## The problem
Drop every picture, then transcribe the remaining data exactly.

## Source data
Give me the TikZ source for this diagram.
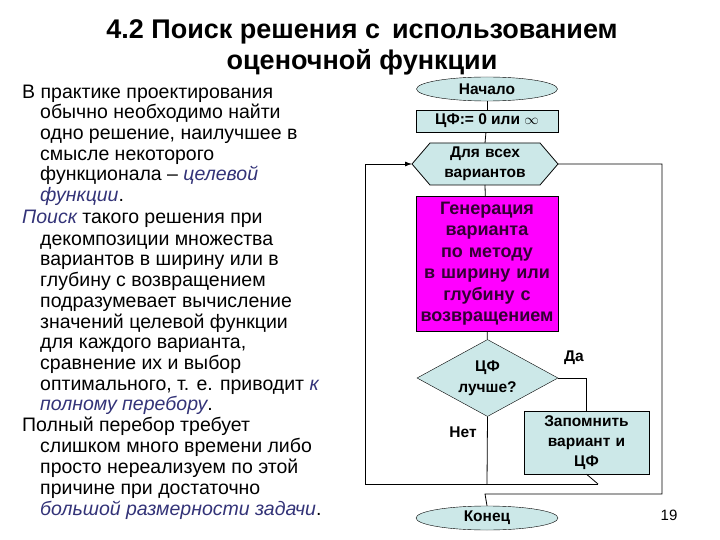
\documentclass[tikz,border=0pt]{standalone}
\usepackage{fontspec}
\setmainfont{Liberation Sans}
\usetikzlibrary{shapes.geometric,arrows.meta}
\definecolor{tealf}{RGB}{204,232,232}
\definecolor{mag}{RGB}{255,0,255}
\definecolor{itb}{RGB}{51,51,120}
\begin{document}
\begin{tikzpicture}[x=1pt,y=-1pt,
  fc/.style={draw,fill=tealf,font=\fontsize{15.5}{18}\selectfont\bfseries,align=center,inner sep=0pt},
  ln/.style={anchor=base west,inner sep=0pt,font=\fontsize{19.5}{21}\selectfont},
  wire/.style={line width=0.8pt}]
\useasboundingbox[fill=white] (0,0) rectangle (720,540);
\node[anchor=base,font=\fontsize{27}{30}\selectfont\bfseries] (t1) at (362,39) {4.2 Поиск решения с\, использованием};
\node[anchor=base,font=\fontsize{27}{30}\selectfont\bfseries] (t2) at (362,70) {оценочной функции};
% left text
\node[ln] (l1) at (22,99) {В практике проектирования};
\node[ln] (l2) at (40,119) {обычно необходимо найти};
\node[ln] (l3) at (40,140) {одно решение, наилучшее в};
\node[ln] (l4) at (40,161) {смысле некоторого};
\node[ln] (l5) at (40,181) {функционала – \textcolor{itb}{\itshape целевой}};
\node[ln] (l6) at (40,202) {\textcolor{itb}{\itshape функции}.};
\node[ln] (l7) at (22,224) {\textcolor{itb}{\itshape Поиск} такого решения при};
\node[ln] (l8) at (40,245) {декомпозиции множества};
\node[ln] (l9) at (40,265) {вариантов в ширину или в};
\node[ln] (l10) at (40,286) {глубину с возвращением};
\node[ln] (l11) at (40,307) {подразумевает вычисление};
\node[ln] (l12) at (40,328) {значений целевой функции};
\node[ln] (l13) at (40,348) {для каждого варианта,};
\node[ln] (l14) at (40,369) {сравнение их и выбор};
\node[ln] (l15) at (40,390) {оптимального, т. е. приводит \textcolor{itb}{\itshape к}};
\node[ln] (l16) at (40,410) {\textcolor{itb}{\itshape полному перебору}.};
\node[ln] (l17) at (22,431) {Полный перебор требует};
\node[ln] (l18) at (40,452) {слишком много времени либо};
\node[ln] (l19) at (40,473) {просто нереализуем по этой};
\node[ln] (l20) at (40,494) {причине при достаточно};
\node[ln] (l21) at (40,515) {\textcolor{itb}{\itshape большой размерности задачи}.};
% flowchart
\node[fc,ellipse,minimum width=141pt,minimum height=24pt] (start) at (487,89) {Начало};
\node[fc,rectangle,minimum width=142pt,minimum height=22pt] (init) at (487,121) {ЦФ:= 0 или $\infty$};
\draw[fill=tealf,wire] (412,164) -- (430,143) -- (540,143) -- (558,164) -- (540,185) -- (430,185) -- cycle;
\node[fc,draw=none,fill=none,text width=120pt,font=\fontsize{15.5}{20}\selectfont\bfseries] (loop) at (485,164) {Для всех\\вариантов};
\coordinate (loopL) at (412,164);
\coordinate (loopR) at (558,164);
\coordinate (loopT) at (485,143);
\coordinate (loopB) at (485,185);
\node[fc,fill=mag,rectangle,minimum width=142pt,minimum height=135pt,text width=140pt,font=\fontsize{18}{21.5}\selectfont\bfseries,text=black!80!mag] (gen) at (487,263.5) {Генерация\\варианта\\по методу\\в ширину или\\глубину с\\возвращением};
\node[fc,diamond,aspect=1.83,minimum width=141pt,minimum height=77pt,text width=60pt,font=\fontsize{15.5}{21}\selectfont\bfseries] (dec) at (487.5,378) {ЦФ\\лучше?};
\node[fc,rectangle,minimum width=125pt,minimum height=63pt,text width=123pt,font=\fontsize{15.5}{20}\selectfont\bfseries] (mem) at (586.5,442.5) {Запомнить\\вариант и\\ЦФ};
\node[fc,ellipse,minimum width=142pt,minimum height=24pt] (end) at (487,518) {Конец};
\node[font=\fontsize{15.5}{18}\selectfont\bfseries] (yes) at (574,358) {Да};
\node[font=\fontsize{15.5}{18}\selectfont\bfseries] (no) at (463,432) {Нет};
\node[font=\fontsize{15}{18}\selectfont] (pg) at (669,515) {19};
\coordinate (jL) at (365,484);
\coordinate (jN) at (487,484);
\coordinate (jM) at (598,484);
\coordinate (jR) at (662,494);
\coordinate (jE) at (485,494);
% connectors
\draw[wire] (start) -- (init);
\draw[wire] (init) -- (loopT);
\draw[wire] (loopB) -- (gen);
\draw[wire] (gen) -- (dec);
\draw[wire] (dec.east) -| (mem.north);
\draw[wire] (dec.south) -- (jN);
\draw[wire] (mem.south) -- (jM);
\draw[wire,-{Latex[length=7pt,width=5pt]}] (jM) -- (jL) -- (365,164) -- (loopL);
\draw[wire] (loopR) -| (jR) -- (jE) -- (end.north);
\end{tikzpicture}
\end{document}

## Solution
Give me the TikZ source for this diagram.
\documentclass[tikz,border=0pt]{standalone}
\usepackage{fontspec}
\setmainfont{Liberation Sans}
\usetikzlibrary{shapes.geometric,arrows.meta}
\definecolor{tealf}{RGB}{204,232,232}
\definecolor{mag}{RGB}{255,0,255}
\definecolor{itb}{RGB}{51,51,120}
\begin{document}
\begin{tikzpicture}[x=1pt,y=-1pt,
  fc/.style={draw,fill=tealf,font=\fontsize{15.5}{18}\selectfont\bfseries,align=center,inner sep=0pt},
  ln/.style={anchor=base west,inner sep=0pt,font=\fontsize{19.5}{21}\selectfont},
  wire/.style={line width=0.8pt}]
\useasboundingbox[fill=white] (0,0) rectangle (720,540);
\node[anchor=base,font=\fontsize{27}{30}\selectfont\bfseries] (t1) at (362,39) {4.2 Поиск решения с\, использованием};
\node[anchor=base,font=\fontsize{27}{30}\selectfont\bfseries] (t2) at (362,70) {оценочной функции};
% left text
\node[ln] (l1) at (22,99) {В практике проектирования};
\node[ln] (l2) at (40,119) {обычно необходимо найти};
\node[ln] (l3) at (40,140) {одно решение, наилучшее в};
\node[ln] (l4) at (40,161) {смысле некоторого};
\node[ln] (l5) at (40,181) {функционала – \textcolor{itb}{\itshape целевой}};
\node[ln] (l6) at (40,202) {\textcolor{itb}{\itshape функции}.};
\node[ln] (l7) at (22,224) {\textcolor{itb}{\itshape Поиск} такого решения при};
\node[ln] (l8) at (40,245) {декомпозиции множества};
\node[ln] (l9) at (40,265) {вариантов в ширину или в};
\node[ln] (l10) at (40,286) {глубину с возвращением};
\node[ln] (l11) at (40,307) {подразумевает вычисление};
\node[ln] (l12) at (40,328) {значений целевой функции};
\node[ln] (l13) at (40,348) {для каждого варианта,};
\node[ln] (l14) at (40,369) {сравнение их и выбор};
\node[ln] (l15) at (40,390) {оптимального, т. е. приводит \textcolor{itb}{\itshape к}};
\node[ln] (l16) at (40,410) {\textcolor{itb}{\itshape полному перебору}.};
\node[ln] (l17) at (22,431) {Полный перебор требует};
\node[ln] (l18) at (40,452) {слишком много времени либо};
\node[ln] (l19) at (40,473) {просто нереализуем по этой};
\node[ln] (l20) at (40,494) {причине при достаточно};
\node[ln] (l21) at (40,515) {\textcolor{itb}{\itshape большой размерности задачи}.};
% flowchart
\node[fc,ellipse,minimum width=141pt,minimum height=24pt] (start) at (487,89) {Начало};
\node[fc,rectangle,minimum width=142pt,minimum height=22pt] (init) at (487,121) {ЦФ:= 0 или $\infty$};
\draw[fill=tealf,wire] (412,164) -- (430,143) -- (540,143) -- (558,164) -- (540,185) -- (430,185) -- cycle;
\node[fc,draw=none,fill=none,text width=120pt,font=\fontsize{15.5}{20}\selectfont\bfseries] (loop) at (485,164) {Для всех\\вариантов};
\coordinate (loopL) at (412,164);
\coordinate (loopR) at (558,164);
\coordinate (loopT) at (485,143);
\coordinate (loopB) at (485,185);
\node[fc,fill=mag,rectangle,minimum width=142pt,minimum height=135pt,text width=140pt,font=\fontsize{18}{21.5}\selectfont\bfseries,text=black!80!mag] (gen) at (487,263.5) {Генерация\\варианта\\по методу\\в ширину или\\глубину с\\возвращением};
\node[fc,diamond,aspect=1.83,minimum width=141pt,minimum height=77pt,text width=60pt,font=\fontsize{15.5}{21}\selectfont\bfseries] (dec) at (487.5,378) {ЦФ\\лучше?};
\node[fc,rectangle,minimum width=125pt,minimum height=63pt,text width=123pt,font=\fontsize{15.5}{20}\selectfont\bfseries] (mem) at (586.5,442.5) {Запомнить\\вариант и\\ЦФ};
\node[fc,ellipse,minimum width=142pt,minimum height=24pt] (end) at (487,518) {Конец};
\node[font=\fontsize{15.5}{18}\selectfont\bfseries] (yes) at (574,358) {Да};
\node[font=\fontsize{15.5}{18}\selectfont\bfseries] (no) at (463,432) {Нет};
\node[font=\fontsize{15}{18}\selectfont] (pg) at (669,515) {19};
\coordinate (jL) at (365,484);
\coordinate (jN) at (487,484);
\coordinate (jM) at (598,484);
\coordinate (jR) at (662,494);
\coordinate (jE) at (485,494);
% connectors
\draw[wire] (start) -- (init);
\draw[wire] (init) -- (loopT);
\draw[wire] (loopB) -- (gen);
\draw[wire] (gen) -- (dec);
\draw[wire] (dec.east) -| (mem.north);
\draw[wire] (dec.south) -- (jN);
\draw[wire] (mem.south) -- (jM);
\draw[wire,-{Latex[length=7pt,width=5pt]}] (jM) -- (jL) -- (365,164) -- (loopL);
\draw[wire] (loopR) -| (jR) -- (jE) -- (end.north);
\end{tikzpicture}
\end{document}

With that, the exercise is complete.